I suggest you try searches of topics and summaries. Here are a few tips:
- If you have several possible search terms for the same subject, you can put them all in the search line and put OR (capitalized) between the words or phrases, to look for all of them in one search action.
- To use a multi-word search phrase, put quotation marks around it. This makes the search engine search for that exact phrase only, excluding cases where the words are scattered throughout the metadata.
- Try your search with subject:, and then with description:, to search the Topics field and then the Summary field. Instead of using description:, you can click “Search Text Contents” (below the Search field) to display the phrase in the Summary field in Search results.

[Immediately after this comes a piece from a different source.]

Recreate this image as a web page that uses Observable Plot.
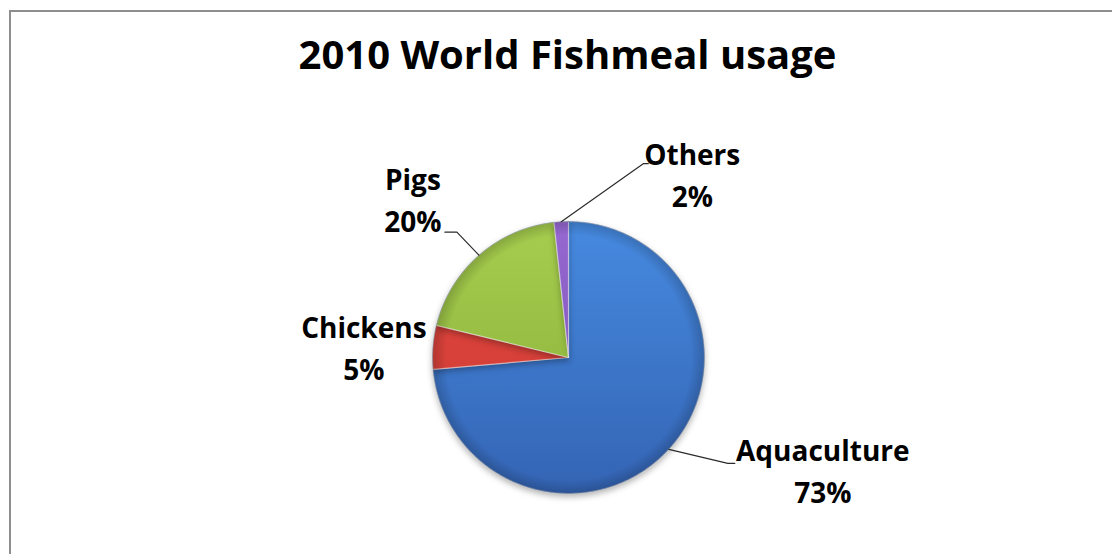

- If you know authors or titles relevant to your subject, find them in Internet Archive Books, and check their entries for useful search terms.
Library of Congress (LOC) Subject Headings
Although not many Librivox audiobooks have LOC subject headings yet, this will become increasingly common in future audiobooks. To find the LOC subject heading that fits your subject, search through the Internet Archive 4-million book ‘Texts to Borrow” collection with subject:, and note the multi-word topics used in the books in your search results. Then try them in subject searches in the Librivox collection.
How to Get Search Results Only from the Librivox Collection
You may have clicked on a topic in a Librivox audiobook and were confronted with thousands of results, from IA’s entire collection of books, movies, audio, etc. I clicked on ‘Turkey’, and my search results screen showed subject:”Turkey” with 117,000 results! This was useless for me, but the issue can easily be fixed.
Add (space) AND collection:(librivoxaudio) to the Search line, after subject:“Turkey”, like this: subject:”Turkey” AND collection:(librivoxaudio). Click ‘Search‘. This time the results showed only Librivox audiobooks that have Turkey as a topic.
I’m hoping that Internet Archive will limit by default all searches that take place within the Librivox collection, so the only results we see are Librivox audiobooks.
Using Advanced Search at Internet Archive
You’ll find a link to Internet Archive’s Advanced Search page by clicking inside the little search box in the top right corner of any screen.
- To limit results in Advanced Search to Librivox audiobooks, enter librivoxaudio in the ‘Collection‘ field.
- Putting words into the ‘Description‘ field will search the book summaries.
- To search for Topics, type subject into a ‘custom‘ field.
Scroll down the Advanced Search page to find explanations of all the fields.